__Request__: Without the pictures, set down every line of the data exactly.

__Information supplied__:
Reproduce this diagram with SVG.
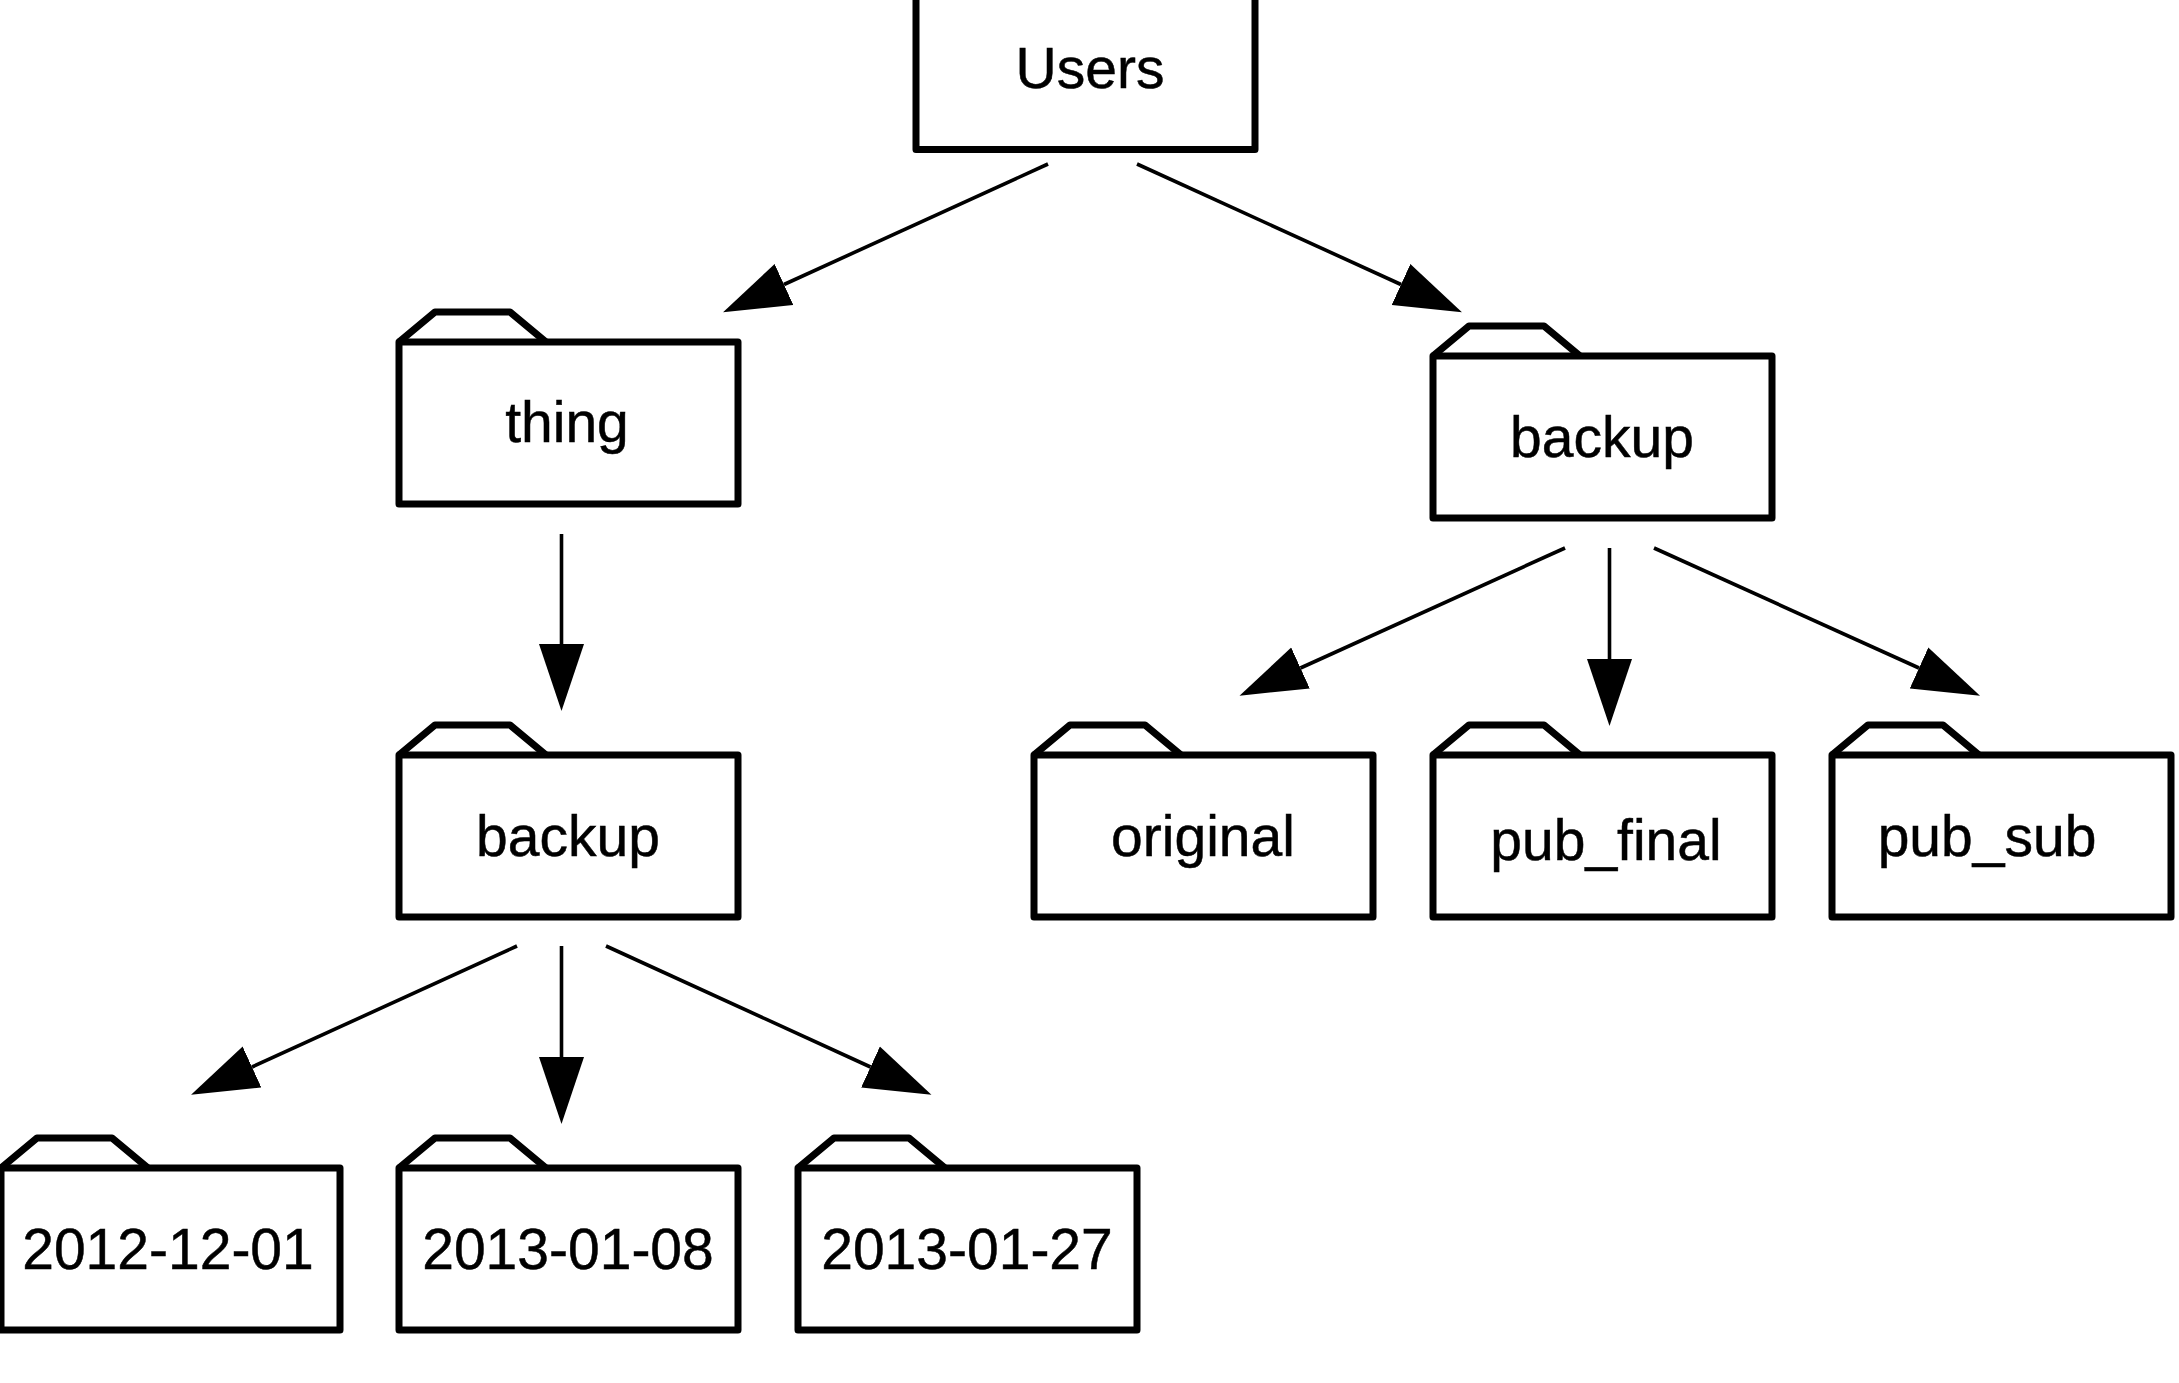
<svg xmlns="http://www.w3.org/2000/svg" width="2179" height="1383" viewBox="0 0 2179 1383">
<style>
.box{fill:#fff;stroke:#000;stroke-width:7;stroke-linejoin:round}
.tab{fill:#fff;stroke:#000;stroke-width:7;stroke-linejoin:round}
.lbl{font-family:"Liberation Sans",Arial,sans-serif;font-size:57px;fill:#000;stroke:#000;stroke-width:.5;text-anchor:middle}
.edge{stroke:#000;stroke-width:3.6;fill:none;marker-end:url(#head)}
</style>
<defs>
<marker id="head" markerUnits="userSpaceOnUse" markerWidth="67" markerHeight="46" viewBox="0 -23 67 46" refX="0" refY="0" orient="auto"><path d="M0-22.500L67 0L0 22.500Z" fill="#000"/></marker>
<g id="folder"><path class="tab" d="M3 33L39 3H114L150 33"/><rect class="box" x="3" y="33" width="339" height="162"/></g>
</defs>
<rect width="2179" height="1383" fill="#fff"/>
<g id="connectors">
<line class="edge" x1="1048" y1="164" x2="784" y2="284.500"/>
<line class="edge" x1="1137" y1="164" x2="1401" y2="284.500"/>
<line class="edge" x1="561.500" y1="534" x2="561.500" y2="644"/>
<line class="edge" x1="1565" y1="548" x2="1300.500" y2="668"/>
<line class="edge" x1="1609.500" y1="548" x2="1609.500" y2="659"/>
<line class="edge" x1="1654" y1="548" x2="1919" y2="668"/>
<line class="edge" x1="517" y1="946" x2="252" y2="1067"/>
<line class="edge" x1="561.500" y1="946" x2="561.500" y2="1057"/>
<line class="edge" x1="606" y1="946" x2="870.500" y2="1067"/>
</g>
<g id="users"><rect class="box" x="916" y="-30" width="339" height="179.500"/><text class="lbl" x="1090" y="88">Users</text></g>
<g id="thing"><use href="#folder" x="396" y="309"/><text class="lbl" x="567" y="442">thing</text></g>
<g id="backup-right"><use href="#folder" x="1430" y="323"/><text class="lbl" x="1602" y="456.500">backup</text></g>
<g id="backup-left"><use href="#folder" x="396" y="722"/><text class="lbl" x="568" y="855.500">backup</text></g>
<g id="original"><use href="#folder" x="1031" y="722"/><text class="lbl" x="1203" y="855.500">original</text></g>
<g id="pub_final"><use href="#folder" x="1430" y="722"/><text class="lbl" x="1606" y="860">pub_final</text></g>
<g id="pub_sub"><use href="#folder" x="1829" y="722"/><text class="lbl" x="1987" y="855.500">pub_sub</text></g>
<g id="d2012-12-01"><use href="#folder" x="-2" y="1135"/><text class="lbl" x="168" y="1269">2012-12-01</text></g>
<g id="d2013-01-08"><use href="#folder" x="396" y="1135"/><text class="lbl" x="568" y="1269">2013-01-08</text></g>
<g id="d2013-01-27"><use href="#folder" x="795" y="1135"/><text class="lbl" x="967" y="1269">2013-01-27</text></g>
</svg>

__Result for this task__:
Reproduce this diagram with SVG.
<svg xmlns="http://www.w3.org/2000/svg" width="2179" height="1383" viewBox="0 0 2179 1383">
<style>
.box{fill:#fff;stroke:#000;stroke-width:7;stroke-linejoin:round}
.tab{fill:#fff;stroke:#000;stroke-width:7;stroke-linejoin:round}
.lbl{font-family:"Liberation Sans",Arial,sans-serif;font-size:57px;fill:#000;stroke:#000;stroke-width:.5;text-anchor:middle}
.edge{stroke:#000;stroke-width:3.6;fill:none;marker-end:url(#head)}
</style>
<defs>
<marker id="head" markerUnits="userSpaceOnUse" markerWidth="67" markerHeight="46" viewBox="0 -23 67 46" refX="0" refY="0" orient="auto"><path d="M0-22.500L67 0L0 22.500Z" fill="#000"/></marker>
<g id="folder"><path class="tab" d="M3 33L39 3H114L150 33"/><rect class="box" x="3" y="33" width="339" height="162"/></g>
</defs>
<rect width="2179" height="1383" fill="#fff"/>
<g id="connectors">
<line class="edge" x1="1048" y1="164" x2="784" y2="284.500"/>
<line class="edge" x1="1137" y1="164" x2="1401" y2="284.500"/>
<line class="edge" x1="561.500" y1="534" x2="561.500" y2="644"/>
<line class="edge" x1="1565" y1="548" x2="1300.500" y2="668"/>
<line class="edge" x1="1609.500" y1="548" x2="1609.500" y2="659"/>
<line class="edge" x1="1654" y1="548" x2="1919" y2="668"/>
<line class="edge" x1="517" y1="946" x2="252" y2="1067"/>
<line class="edge" x1="561.500" y1="946" x2="561.500" y2="1057"/>
<line class="edge" x1="606" y1="946" x2="870.500" y2="1067"/>
</g>
<g id="users"><rect class="box" x="916" y="-30" width="339" height="179.500"/><text class="lbl" x="1090" y="88">Users</text></g>
<g id="thing"><use href="#folder" x="396" y="309"/><text class="lbl" x="567" y="442">thing</text></g>
<g id="backup-right"><use href="#folder" x="1430" y="323"/><text class="lbl" x="1602" y="456.500">backup</text></g>
<g id="backup-left"><use href="#folder" x="396" y="722"/><text class="lbl" x="568" y="855.500">backup</text></g>
<g id="original"><use href="#folder" x="1031" y="722"/><text class="lbl" x="1203" y="855.500">original</text></g>
<g id="pub_final"><use href="#folder" x="1430" y="722"/><text class="lbl" x="1606" y="860">pub_final</text></g>
<g id="pub_sub"><use href="#folder" x="1829" y="722"/><text class="lbl" x="1987" y="855.500">pub_sub</text></g>
<g id="d2012-12-01"><use href="#folder" x="-2" y="1135"/><text class="lbl" x="168" y="1269">2012-12-01</text></g>
<g id="d2013-01-08"><use href="#folder" x="396" y="1135"/><text class="lbl" x="568" y="1269">2013-01-08</text></g>
<g id="d2013-01-27"><use href="#folder" x="795" y="1135"/><text class="lbl" x="967" y="1269">2013-01-27</text></g>
</svg>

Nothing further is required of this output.